Terör ne sonuç doğuracak?
Mahir KAYNAK 09 Ekim 2007
On üç askerimizin şehit edilmesi ülkemizi bazı tedbirler almaya mecbur edecektir. Terör örgütü açısından bakıldığında yaptıkları anlamlı görünmüyor. Taleplerini siyasi alanda ifade etmek ve yapacakları propagandayla hem dünya kamuoyuna hem de halkımıza görüşlerini aktarmak imkanı bulmuşken silaha davranarak bu şanslarını kaybedeceklerdir. Artık bu konuda söyleyecekleri her söz kalın duvarlara çarpacak ve aksi aslından daha şiddetli olacaktır.
Şu anda sözün anlamını yitirdiği yerdeyiz. Bundan sonrası güç mücadelesidir. Türkiye’nin terörün kaynağı olarak gördüğü Kuzey Irak’a müdahalesi, kamuoyu baskısıyla, kaçınılmaz hale gelecek, muhalefet bu konuda herhangi bir uzlaşmaya girmeye yanaşmayacaktır. Cumhurbaşkanlığı referandumu konusunda gösterdikleri uzlaşmacı tavrı Kuzey Irak’a müdahale şartına bağlamaları şaşırtıcı olmayacaktır. Silahlı Kuvvetlerin eğiliminin de bu yönde olduğu bilinmektedir.

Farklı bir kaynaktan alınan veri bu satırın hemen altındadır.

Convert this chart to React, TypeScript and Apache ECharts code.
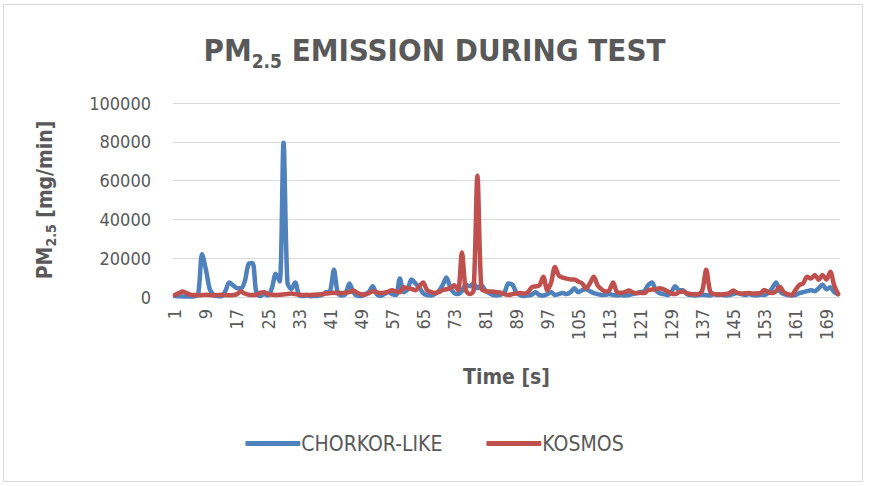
import React, { useEffect, useRef } from "react";
import * as echarts from "echarts";

const times: string[] = Array.from({ length: 172 }, (_, i) => String(i + 1));

const chorkorLike: number[] = [
  500, 400, 300, 200, 300, 400, 1500, 22000, 14000, 4000,
  1000, 500, 400, 3000, 7500, 6000, 4500, 4500, 8000, 17000,
  17500, 2000, 500, 1500, 800, 4500, 12000, 8000, 79500, 7500,
  4000, 7500, 1000, 500, 800, 400, 500, 600, 1200, 2500,
  3000, 14000, 2000, 800, 1500, 7000, 2500, 600, 500, 1500,
  2500, 5500, 1500, 600, 1500, 2500, 1500, 1000, 9500, 2500,
  4000, 9000, 7000, 5000, 2000, 1000, 800, 1500, 3000, 6000,
  10000, 5000, 2000, 1500, 3000, 6500, 5500, 7000, 4500, 6000,
  3500, 2000, 1000, 800, 1200, 2500, 7000, 6500, 2500, 1000,
  500, 800, 1200, 2500, 1000, 800, 1500, 2500, 1000, 1500,
  2000, 1500, 2500, 4500, 2500, 3500, 4000, 3000, 2000, 1500,
  1000, 1200, 1500, 1000, 800, 1000, 800, 1000, 1500, 2000,
  2500, 3000, 6000, 7500, 3500, 2000, 1500, 1000, 2500, 5500,
  3500, 3500, 1500, 1000, 800, 1000, 1200, 1000, 800, 1500,
  1000, 1200, 800, 1000, 1500, 2000, 1500, 1000, 1500, 1000,
  800, 1200, 1000, 2000, 4500, 7500, 3000, 1500, 1000, 800,
  1000, 2000, 2500, 3000, 3500, 3000, 4500, 6500, 4000, 5000,
  2500, 1500,
];

const kosmos: number[] = [
  1000, 2000, 2800, 2000, 1200, 1000, 900, 1000, 1100, 1000,
  900, 1000, 1100, 1000, 900, 1000, 1500, 2800, 1800, 1200,
  1000, 1100, 2200, 2500, 1500, 1200, 1000, 1100, 1300, 1500,
  1800, 1500, 1200, 1000, 1100, 1000, 1200, 1300, 1500, 1800,
  2000, 2200, 2000, 2000, 2200, 2500, 3300, 2200, 1400, 1200,
  2000, 3000, 2500, 2000, 2200, 2800, 3500, 2800, 2500, 5000,
  4500, 4200, 3500, 5500, 7500, 3600, 2500, 2000, 2500, 3500,
  4000, 4500, 6000, 3500, 23000, 3500, 1500, 3000, 62500, 4500,
  3000, 2800, 2800, 2500, 2200, 1500, 1000, 1500, 1800, 2000,
  1800, 2500, 5000, 5500, 6000, 10500, 3500, 7500, 15500, 11000,
  10000, 9500, 9000, 9000, 8000, 7000, 4500, 7000, 10500, 6000,
  4000, 2800, 3500, 7500, 2500, 2200, 2500, 3300, 2500, 1900,
  2200, 2000, 3500, 3800, 4000, 4500, 4000, 3000, 1900, 1500,
  2500, 2800, 2000, 1500, 1400, 1500, 3500, 14000, 3000, 1500,
  1400, 1300, 1500, 2000, 3300, 2200, 1800, 1900, 2000, 1800,
  1900, 2000, 3600, 2500, 2000, 3000, 5300, 2500, 1500, 1000,
  3500, 6200, 7000, 10500, 9500, 11400, 8800, 11400, 9000, 13000,
  6000, 1500,
];

const seriesNames = ["CHORKOR-LIKE", "KOSMOS"];
const seriesColors = ["#4F81BD", "#C0504D"];

const FONT = "'DejaVu Sans Condensed', sans-serif";
const GRAY = "#595959";

export default function App() {
  const ref = useRef<HTMLDivElement>(null);
  useEffect(() => {
    if (!ref.current) return;
    const chart = echarts.init(ref.current, null, { renderer: "svg" });
    chart.setOption({
      animation: false,
      backgroundColor: "#ffffff",
      textStyle: { fontFamily: FONT, color: GRAY },
      graphic: [
        {
          type: "rect",
          shape: { x: 3.5, y: 4.5, width: 859, height: 477 },
          style: { fill: "none", stroke: "#D9D9D9", lineWidth: 1 },
          silent: true,
        },
      ],
      title: {
        text: "{a|PM}{b|2.5}{a| EMISSION DURING TEST}",
        left: "center",
        top: 25,
        textStyle: {
          rich: {
            a: { fontFamily: FONT, fontSize: 31, fontWeight: "bold", color: GRAY, lineHeight: 40 },
            b: { fontFamily: FONT, fontSize: 19, fontWeight: "bold", color: GRAY, lineHeight: 40, padding: [22, 0, 0, 0] },
          },
        },
      },
      legend: {
        bottom: 27,
        left: "center",
        itemWidth: 55,
        itemHeight: 5,
        itemGap: 44,
        icon: "roundRect",
        textStyle: { fontFamily: FONT, fontSize: 21, color: GRAY, padding: [0, 0, 0, -4] },
        data: seriesNames,
      },
      grid: { left: 173, right: 29, top: 103, bottom: 189 },
      xAxis: {
        type: "category",
        data: times,
        boundaryGap: true,
        name: "Time [s]",
        nameLocation: "middle",
        nameGap: 69,
        nameTextStyle: { fontFamily: FONT, fontSize: 21, fontWeight: "bold", color: GRAY },
        axisLine: { show: true, lineStyle: { color: "#D9D9D9" } },
        axisTick: { show: false },
        axisLabel: { interval: 7, rotate: 90, margin: 12, fontSize: 18, color: GRAY, fontFamily: FONT },
      },
      yAxis: {
        type: "value",
        min: 0,
        max: 100000,
        interval: 20000,
        name: "{a|PM}{b|2.5}{a| [mg/min]}",
        nameLocation: "middle",
        nameRotate: 90,
        nameGap: 115,
        nameTextStyle: {
          rich: {
            a: { fontFamily: FONT, fontSize: 21, fontWeight: "bold", color: GRAY, lineHeight: 26 },
            b: { fontFamily: FONT, fontSize: 14, fontWeight: "bold", color: GRAY, lineHeight: 26, padding: [12, 0, 0, 0] },
          },
        },
        axisLine: { show: false },
        axisTick: { show: false },
        splitLine: { lineStyle: { color: "#D9D9D9", width: 1 } },
        axisLabel: {
          fontSize: 18,
          color: GRAY,
          margin: 22,
          fontFamily: FONT,
          formatter: (v: number) => String(v),
        },
      },
      series: [
        {
          name: seriesNames[0],
          type: "line",
          data: chorkorLike,
          smooth: 0.3,
          showSymbol: false,
          symbol: "none",
          lineStyle: { width: 4.5, color: seriesColors[0], cap: "round", join: "round" },
          itemStyle: { color: seriesColors[0] },
        },
        {
          name: seriesNames[1],
          type: "line",
          data: kosmos,
          smooth: 0.3,
          showSymbol: false,
          symbol: "none",
          lineStyle: { width: 4.5, color: seriesColors[1], cap: "round", join: "round" },
          itemStyle: { color: seriesColors[1] },
        },
      ],
    });
    return () => chart.dispose();
  }, []);
  return (
    <div
      ref={ref}
      style={{ position: "fixed", left: 0, top: 0, width: 869, height: 486 }}
    />
  );
}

Müdahalenin üç alandaki etkilerini hesaplamak gerekir. Son günlerde, Ermeni soykırımı tasarısı nedeniyle, Türkiye-ABD ilişkilerinin bir muhasebesi yapılmakta ve bu ilişkinin her iki taraf için anlamı tartışılmaktadır. Aslında bu hesap ABD kamuoyuna yöneliktir ve ülkemizle iyi ilişkilerin sağlayacağı faydalar, aksi bir durumun ABD çıkarlarına ne ölçüde olumsuz etkiler yaratacağı sergilenmektedir. Bu bilanço gerçekçidir ve muhtemelen ABD’yi ülkemizle bir uzlaşmaya razı edecektir. Ayrıca ABD’nin Irak’tan çekilmesiyle oluşacak güç boşluğunun ülkemiz tarafından doldurulması onların da işine gelecektir. Türkiye’nin müdahalesi halinde Türk ve Amerikan askerlerinin karşı karşıya gelmesini engelleyecek tedbirlerin alınması beklenir.
Böyle bir müdahale Avrupa ülkeleri tarafından sert tepkilerle karşılanacaktır. Ancak Türkiye bu konuda haklılığını savunacak verilere sahiptir. Bu ülkeler sorunu siyasi sınırlar içinde tutmayı başaramadılar ve ortaya çıkan çatışma ortamı onların etkinlilerini sınırlayacak noktaya ulaştı.
Üçüncü alan böyle bir müdahale karşısında bölgesel güçlerin nasıl bir tavır alacağıdır. Yani Kuzey Irak’taki fiili yönetim ve Irak merkezi hükümetinin göstereceği tepkidir. Bu konuda ABD’nin tavrı belirleyici olacak ve muhtemelen ciddi bir çatışma ortamı yaratılmayacaktır. Ancak provokasyona son derece açık olan bu konuda dikkatli olmak gerekir.
Son zamanlarda askerlerimize yönelik saldırılar ve bunun yaratacağı sonuçlar bölgede yeni bir dönemin işareti olarak algılanmalıdır. Yani olaya sadece terör örgütünün eylemleri açısından bakılamaz ve Irak’ta başlatılan operasyonun bir safhası sayılmalıdır. Bu aşamada Kuzey Irak’ın statüsü ve ülkemizle ilişkilerinin niteliği belirlenecektir. Olumsuz senaryo ülkemizi de içine alacak bir soy çatışmasının başlatılması, diğeri ülkemizin çatışan değil barışı sürdürecek bir güç haline gelmesidir.
Gelinen noktanın sadece dış ilişkilerimizde değil, iç politikada ciddi etkilerinin olmasını beklemek gerekir. Benin tahminin olumlu senaryoya daha yakındır.